* _Problem to work on_: Write the data out again, character for character, with no images.

* _Data extract_:
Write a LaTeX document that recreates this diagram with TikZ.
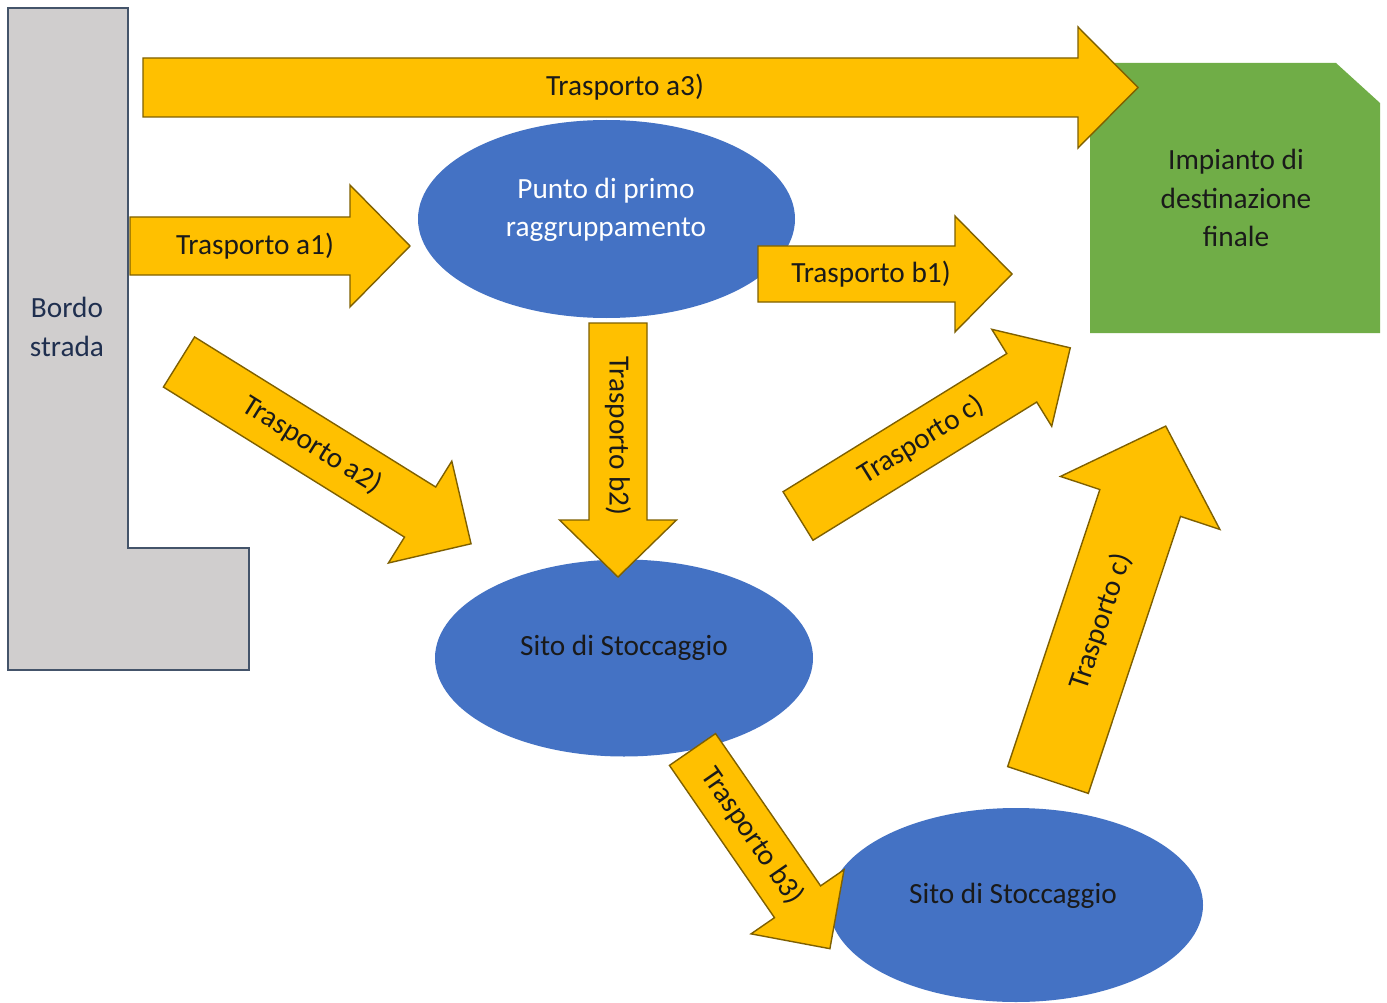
\documentclass[tikz,border=0pt]{standalone}
\usepackage{fontspec}
\setmainfont{Carlito}
\usetikzlibrary{shapes.geometric}
\definecolor{arrowfill}{HTML}{FFC000}
\definecolor{arrowline}{HTML}{7F6000}
\definecolor{blueell}{HTML}{4472C4}
\definecolor{greenbox}{HTML}{70AD47}
\definecolor{greyfill}{HTML}{D0CECE}
\definecolor{greyline}{HTML}{44546A}
\definecolor{navytext}{HTML}{1F2F4F}
\definecolor{darktext}{HTML}{1A1A1A}
% #1 name, #2 tail centre, #3 angle, #4 length, #5 shaft width, #6 head width, #7 head length, #8 text pos, #9 text
\newcommand\blockarrow[9]{%
  \begin{scope}[shift={#2}, rotate=#3]
    \draw[arrowbox] (0,{-#5/2}) -- ({#4-#7},{-#5/2}) -- ({#4-#7},{-#6/2}) -- (#4,0)
      -- ({#4-#7},{#6/2}) -- ({#4-#7},{#5/2}) -- (0,{#5/2}) -- cycle;
    \node[arrowtext, rotate=#3] (#1) at (#8,0) {#9};
  \end{scope}}
\begin{document}
\begin{tikzpicture}[x=1pt, y=-1pt,
  font=\fontsize{29.3}{38}\selectfont,
  arrowbox/.style={fill=arrowfill, draw=arrowline, line width=1.4pt, line join=miter},
  arrowtext/.style={inner sep=0pt, text=darktext},
  blob/.style={ellipse, fill=blueell, draw=none, inner sep=0pt},
  roadside/.style={fill=greyfill, draw=greyline, line width=1.6pt},
  plant/.style={fill=greenbox}]
\fill[white] (0,0) rectangle (1387,1003);
\useasboundingbox (0,0) rectangle (1387,1003);

% Bordo strada (L shape)
\draw[roadside] (8,8) -- (128,8) -- (128,548) -- (249,548) -- (249,670) -- (8,670) -- cycle;
\node[align=center, text=navytext, font=\fontsize{29.3}{39}\selectfont] (bordo) at (67,327) {Bordo\\strada};

% Impianto di destinazione finale
\fill[plant] (1090,63) -- (1336,63) -- (1380,103) -- (1380,333) -- (1090,333) -- cycle;
\node[align=center, text=darktext, font=\fontsize{29.3}{38.5}\selectfont] (impianto) at (1236,198) {Impianto di\\destinazione\\finale};

% Ellipses
\node[blob, minimum width=377pt, minimum height=198pt] (primo) at (606.5,219) {};
\node[blob, minimum width=378pt, minimum height=197pt] (sito1) at (624,658) {};
\node[blob, minimum width=374pt, minimum height=194pt] (sito2) at (1016,905) {};

% Arrows
\blockarrow{ta3}{(143,87.5)}{0}{995}{59}{121}{60}{482}{Trasporto a3)}
\blockarrow{ta1}{(130,246)}{0}{280}{58}{122}{60}{125}{Trasporto a1)}
\blockarrow{tb1}{(758,274)}{0}{254}{56}{116}{57}{113}{Trasporto b1)}
\blockarrow{tb2}{(618,323)}{-90}{254}{58}{117}{57}{113}{Trasporto b2)}
\blockarrow{ta2}{(179,362)}{-31.9}{344}{59}{120}{60}{157}{Trasporto a2)}
\blockarrow{tc1}{(798,516)}{31.7}{320}{57}{114}{57}{145}{Trasporto c)}
\blockarrow{tc2}{(1048,780)}{71.6}{373}{85}{168}{81}{167}{Trasporto c)}
\blockarrow{tb3}{(692.5,749.5)}{-55.4}{242}{56}{113}{57}{105}{Trasporto b3)}

% Ellipse texts
\node[align=center, text=white, font=\fontsize{29.3}{38.5}\selectfont] (primotext) at (606,210) {Punto di primo\\raggruppamento};
\node[text=darktext] (sito1text) at (624,648) {Sito di Stoccaggio};
\node[text=darktext] (sito2text) at (1013,896) {Sito di Stoccaggio};
\end{tikzpicture}
\end{document}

* _Answer to this problem_:
Write a LaTeX document that recreates this diagram with TikZ.
\documentclass[tikz,border=0pt]{standalone}
\usepackage{fontspec}
\setmainfont{Carlito}
\usetikzlibrary{shapes.geometric}
\definecolor{arrowfill}{HTML}{FFC000}
\definecolor{arrowline}{HTML}{7F6000}
\definecolor{blueell}{HTML}{4472C4}
\definecolor{greenbox}{HTML}{70AD47}
\definecolor{greyfill}{HTML}{D0CECE}
\definecolor{greyline}{HTML}{44546A}
\definecolor{navytext}{HTML}{1F2F4F}
\definecolor{darktext}{HTML}{1A1A1A}
% #1 name, #2 tail centre, #3 angle, #4 length, #5 shaft width, #6 head width, #7 head length, #8 text pos, #9 text
\newcommand\blockarrow[9]{%
  \begin{scope}[shift={#2}, rotate=#3]
    \draw[arrowbox] (0,{-#5/2}) -- ({#4-#7},{-#5/2}) -- ({#4-#7},{-#6/2}) -- (#4,0)
      -- ({#4-#7},{#6/2}) -- ({#4-#7},{#5/2}) -- (0,{#5/2}) -- cycle;
    \node[arrowtext, rotate=#3] (#1) at (#8,0) {#9};
  \end{scope}}
\begin{document}
\begin{tikzpicture}[x=1pt, y=-1pt,
  font=\fontsize{29.3}{38}\selectfont,
  arrowbox/.style={fill=arrowfill, draw=arrowline, line width=1.4pt, line join=miter},
  arrowtext/.style={inner sep=0pt, text=darktext},
  blob/.style={ellipse, fill=blueell, draw=none, inner sep=0pt},
  roadside/.style={fill=greyfill, draw=greyline, line width=1.6pt},
  plant/.style={fill=greenbox}]
\fill[white] (0,0) rectangle (1387,1003);
\useasboundingbox (0,0) rectangle (1387,1003);

% Bordo strada (L shape)
\draw[roadside] (8,8) -- (128,8) -- (128,548) -- (249,548) -- (249,670) -- (8,670) -- cycle;
\node[align=center, text=navytext, font=\fontsize{29.3}{39}\selectfont] (bordo) at (67,327) {Bordo\\strada};

% Impianto di destinazione finale
\fill[plant] (1090,63) -- (1336,63) -- (1380,103) -- (1380,333) -- (1090,333) -- cycle;
\node[align=center, text=darktext, font=\fontsize{29.3}{38.5}\selectfont] (impianto) at (1236,198) {Impianto di\\destinazione\\finale};

% Ellipses
\node[blob, minimum width=377pt, minimum height=198pt] (primo) at (606.5,219) {};
\node[blob, minimum width=378pt, minimum height=197pt] (sito1) at (624,658) {};
\node[blob, minimum width=374pt, minimum height=194pt] (sito2) at (1016,905) {};

% Arrows
\blockarrow{ta3}{(143,87.5)}{0}{995}{59}{121}{60}{482}{Trasporto a3)}
\blockarrow{ta1}{(130,246)}{0}{280}{58}{122}{60}{125}{Trasporto a1)}
\blockarrow{tb1}{(758,274)}{0}{254}{56}{116}{57}{113}{Trasporto b1)}
\blockarrow{tb2}{(618,323)}{-90}{254}{58}{117}{57}{113}{Trasporto b2)}
\blockarrow{ta2}{(179,362)}{-31.9}{344}{59}{120}{60}{157}{Trasporto a2)}
\blockarrow{tc1}{(798,516)}{31.7}{320}{57}{114}{57}{145}{Trasporto c)}
\blockarrow{tc2}{(1048,780)}{71.6}{373}{85}{168}{81}{167}{Trasporto c)}
\blockarrow{tb3}{(692.5,749.5)}{-55.4}{242}{56}{113}{57}{105}{Trasporto b3)}

% Ellipse texts
\node[align=center, text=white, font=\fontsize{29.3}{38.5}\selectfont] (primotext) at (606,210) {Punto di primo\\raggruppamento};
\node[text=darktext] (sito1text) at (624,648) {Sito di Stoccaggio};
\node[text=darktext] (sito2text) at (1013,896) {Sito di Stoccaggio};
\end{tikzpicture}
\end{document}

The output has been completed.